In practice, most Moslems are perfectly willing to get along with other people rather than elevate hatred to an obligation. Which is good for all of us.
But there are violently intolerant people in sizable numbers whose hate and violence are a force multiplier despite their minority status.
I prefer to simply ask, why do they hate? Full stop:
Why do they hate us? The Islamists hate everyone and everything--including little boys who like soccer.
Really, what doesn't anger them?
The real question is why do they hate? Full stop.
Yet there is (and I got this from Bernard Lewis) a counter-force that weakens the hold of Islam over Moslems:
Islam has rules on how Moslems are to behave in Moslem societies and even in Moslem societies conquered by non-Moslems. But given the long stretch of early Islamic conquests, nobody setting down doctrine thought about the duties of Moslems who choose to live in a non-Islamic society, as so many have chosen in the modern era. It is a lacuna in Islamic thinking that damages the idea of Islam as an organizing template for every facet of life.
As a religion that expanded by the sword, Islam thought a lot about making rules for conquering non-Islamic people and how to live with them (you dominate them); and even had thoughts about rules for losing areas to non-Moslems (if the Islamic world can't take it back, you should leave and not taint yourself under their domination until Islamic armies retake the land).
But how to live with non-Moslems when Moslems move to non-Islamic lands is kind of a hole in Islamic theory.
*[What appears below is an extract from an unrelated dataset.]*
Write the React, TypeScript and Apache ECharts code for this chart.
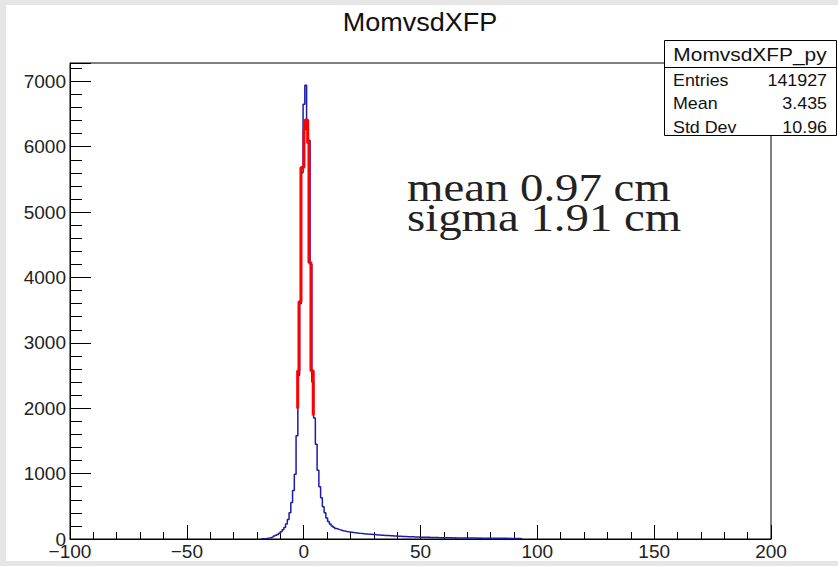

And it really has been a problem in many parts of the world. Thankfully it is much less of a problem in America which has a history of accepting foreigners, but the problem is not absent here.
And funny enough, even Islamists living in the West risk the ire of Islamist purists who think Moslems living in the West are living contrary to Islam because of that hole in theory.
If it wasn't for the resulting body count, the lacuna in Islamic thinking about relations between Moslems and non-Moslem states would be kind of fascinating.
Of course, I don't go along with the author's dismissal of killing jihadis as counter-productive.
It is true that killing isn't the way to win--that's the job of Moslems who need to win their civil war over who gets to define Islam. But killing as many jihadis as we can is the way to hold the line to protect the West (and everyone else considered unbelievers wherever they live, really) until reasonable Moslems who don't live to hate can win that civil war.
LeadOps aren't counter-productive to cope with the hate.